The first half of the game plays like an extended tutorial. There is the Driving Level, the Navigation Level, the Lock-picking Level, and the Fist-fighting Level. These introductions are spoon-fed and go on much too long — especially since reminders crop up on screen during every action throughout the game. Once the story gets rolling — roughly when your character emerges from his prison term — the game becomes more fun. That this doesn’t happen until a couple of hours in will probably frustrate some gamers into quitting before seeing how the story starts to play out. Generally games with very steep learning curves are frustrating and unplayable. Mafia II goes in the opposite direction but with similar results. What’s worse, however, is that just as the action gets going, the story starts circling the bowl. What starts as an interesting tale becomes overly clichéd toward the end. There’s an annoying wannabe hanger-on that the main character hates but his sidekick loves. You can guess what happens to him. There is a mission where money is borrowed from a loan shark to fund a dope deal. You can guess how that deal goes. There are a couple of double-crosses and surprise revelations, but you can probably also guess who was involved and what was revealed. A plot point concerning the main character’s sister abruptly ends. I know this was maybe meant to show the losses mounting as the protagonist gets deeper into the underworld, but the way it was handled was ham-fisted. A story-based game that starts to fall apart just as the action starts to get interesting could have used some more time in development.
Because of the aforementioned linear nature and the spoon-fed approach, the game isn’t challenging even on the hard difficulty. Most of this is due to the dumb AI. Getting away from pursuing cops is shamelessly easy: cut a corner too sharply, and the cops will wreck on a lamp post or another car while you make two quick turns, then suddenly it’s Code Green. Sometimes making a quick turn into an alley and just getting out of the car is enough to make the cops completely forget who they were following, as if the guy who is three feet away from the car they were chasing has nothing to do with anything. The one mission where shaking a pursuit is actually challenging, the game cheats at it: the G-men’s car is unreasonably fast, impossibly maneuverable, and is basically glued to your rear bumper. The driving portions of the game aren’t the only places clueless AI appears. The shooting and fist-fighting bits of the game aren’t much better. Gun-fighting always devolves into hiding behind cover and waiting for the enemy to poke his head out. There isn’t much AI coordination or reaction — unless it’s scripted into the story. The AI enemies work together, but are incapable of making independent decisions and always follow the same patterns. Fist-fighting is the same way: hold dodge until your enemy is off balance, then counterpunch. Rinse and repeat – other than the sections where the game cheats. Even though the enemies start to become very lethal – one well-placed shot will put the player down towards the end of the story — the game is never very challenging because the pattern is so repetitive.

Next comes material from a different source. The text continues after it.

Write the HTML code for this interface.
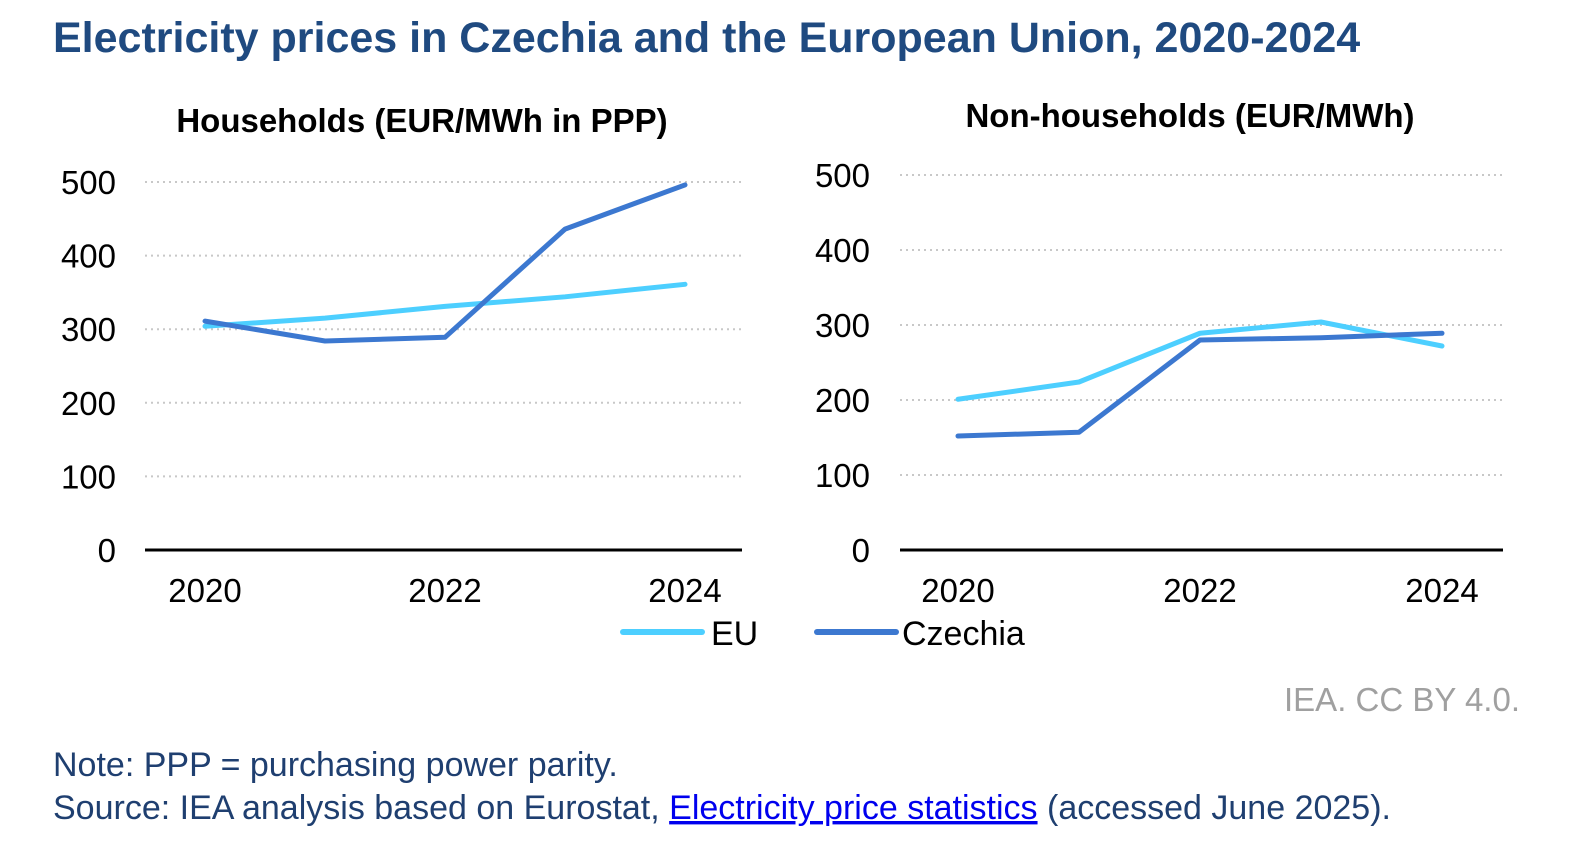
<!DOCTYPE html>
<html><head><meta charset="utf-8"><style>
body{margin:0;width:1594px;height:862px;background:#fff;font-family:"Liberation Sans",sans-serif;overflow:hidden}
</style></head><body>
<svg width="1594" height="862" xmlns="http://www.w3.org/2000/svg" font-family="Liberation Sans, sans-serif">
<text x="53" y="52" font-size="43" font-weight="bold" fill="#1f4a80">Electricity prices in Czechia and the European Union, 2020-2024</text>
<text x="422" y="132" font-size="33" font-weight="bold" text-anchor="middle">Households (EUR/MWh in PPP)</text>
<text x="1190" y="127" font-size="33" font-weight="bold" text-anchor="middle">Non-households (EUR/MWh)</text>
<g id="p1"></g><g id="p2"></g>
<line x1="623" y1="632" x2="702" y2="632" stroke="#4dcfff" stroke-width="6" stroke-linecap="round"/>
<text x="711" y="645" font-size="34">EU</text>
<line x1="817" y1="632" x2="896" y2="632" stroke="#3c78d0" stroke-width="6" stroke-linecap="round"/>
<text x="902" y="645" font-size="34">Czechia</text>
<text x="1520" y="711" font-size="33" fill="#a0a0a0" text-anchor="end">IEA. CC BY 4.0.</text>
<text x="53" y="776" font-size="34" fill="#1f3f70">Note: PPP = purchasing power parity.</text>
<text x="53" y="819" font-size="34" fill="#1f3f70">Source: IEA analysis based on Eurostat, <tspan fill="#0000ee" text-decoration="underline">Electricity price statistics</tspan> (accessed June 2025).</text>
</svg>
<script>
const years=[2020,2021,2022,2023,2024];
const yTicks=[0,100,200,300,400,500];
const xLabels=[2020,2022,2024];
const hhEU=[304,315,331,344,361];
const hhCZ=[311,284,289,436,496];
const nhEU=[201,224,289,304,272];
const nhCZ=[152,157,280,283,289];
const NS="http://www.w3.org/2000/svg";
function mk(g,t,a){const e=document.createElementNS(NS,t);for(const k in a)e.setAttribute(k,a[k]);g.appendChild(e);return e;}
function panel(id,x0,x1,xFirst,step,y0,yTop,labX,eu,cz,pfx){
 const g=document.getElementById(id);
 const ys=v=>y0-(y0-yTop)*v/500, xs=yr=>xFirst+(yr-2020)*step;
 yTicks.forEach(t=>{
  if(t>0){const l=mk(g,'line',{x1:x0,x2:x1,y1:ys(t),y2:ys(t),stroke:'#c8c8c8','stroke-width':2,'stroke-dasharray':'2 4'});
  }
  const tx=mk(g,'text',{x:labX,y:ys(t)+12,'font-size':33,'text-anchor':'end'});tx.textContent=t;
  
 });
 const ax=mk(g,'line',{x1:x0,x2:x1,y1:y0,y2:y0,stroke:'#000','stroke-width':3});
 
 xLabels.forEach(yr=>{const tx=mk(g,'text',{x:xs(yr),y:y0+52,'font-size':33,'text-anchor':'middle'});tx.textContent=yr;
  });
 [[eu,'#4dcfff','eu'],[cz,'#3c78d0','czechia']].forEach(([d,c,n])=>{
  const p=mk(g,'polyline',{points:d.map((v,i)=>xs(years[i])+','+ys(v)).join(' '),fill:'none',stroke:c,'stroke-width':5,'stroke-linecap':'round','stroke-linejoin':'round'});
  });
}
panel('p1',145,742,205,120,550,182,116,hhEU,hhCZ,'households-');
panel('p2',900,1503,958,121,550,175,870,nhEU,nhCZ,'nonhouseholds-');
</script>
</body></html>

As good as the cut scenes are, they can also be obtrusive. There are vast stretches of the story where the player basically spends time driving from one cut scene to the next. It becomes annoying that, in an effort to extend gameplay time, 2K decided to force the player to drive ten minutes across town to watch a three-minute cutscene, then drive another ten minutes across town to pick up an NPC, then drive five minutes in another direction to watch a two-minute cutscene that precedes a short action sequence. Since driving like a complete terror has no consequences — cops will notice if you back into a cop car, hit-and-run right in front of them, or speed egregiously, but evading their pursuit can be done blindfolded — there is nothing more to these vast swaths of driving gameplay other than trying to make sure you don’t off yourself by hitting a culvert at 100 miles-per-hour. That becomes boring in a hurry, especially if the only reward is more cutscenes! Movie critics like to complain that video game movies are universally bad because they remove the interactive component — something the Doom movie tried to add back in to comical effect. By removing a lot of the interactivity-per-hour-played, 2K has colored Mafia II to be more similar to a bad video game movie than to a kick-ass video game.
Finally, four minor issues emerged while playing the game. First, the nVidia PhysX implementation seems superfluous. Other than some, albeit very cool, flame and light effects, the game doesn’t look much different with PhysX turned on or turned off, nor did I notice appreciable performance changes regardless of the level of PhysX detail I selected. Secondly, the checkpoint system can be annoying, but only because of the brain-dead AI. In one chapter towards the end of the game, the NPC that needed to fight alongside me got stuck at the beginning. Without the NPC standing next to me, I couldn’t complete the level (the exit point wouldn’t spawn without him). Long story made short, I had to reload from a much earlier point – about an hour lost. The third item is that while this game is definitely for adults – the swearing is hardcore, the player is rewarded by finding pictures of topless centerfolds, and the game is ultra-violent – but the intimate scenes are all wrapped in underwear. It’s almost like 2K decided that they weren’t going to get called out for a Hot-Coffee episode, even though the game is chock-full of adult material otherwise. It’s a minor thing, but when this game has as much verisimilitude as it does, that is something that takes the player out of the game world and lessens the immersion. Blood is OK, profanity is OK, and nudity is OK, as long as it’s a photo and not an animated model — I don’t quite get that.
"While that may be one thousand words of criticism, overall I would recommend Mafia II."
While that may be one thousand words of criticism, overall I would recommend Mafia II. It’s hard to deeply explain the positives because I’d hate to give away some of the more jaw-dropping ain’t-that-cool aspects to the game. It is fun. It is beautiful. It runs well. It’s very immersive. Just be aware of what you’re getting into and the flaws that may well bug you. If you like the genre, want to play a shooter that doesn’t denigrate into a horror-show gross-out (Crysis, F.E.A.R., Doom 3, I’m looking at you) and want to see a state-of-the-art immersive storyline, this game is a solid buy. If you want a fairly addictive twelve hours of gameplay, give Mafia II a shot. There might not be much replay value beyond downloadable content from Steam (along with a price tag) but for a game that gives no room for improvisation, it can be damned fun to work some Artistry with the Thompson.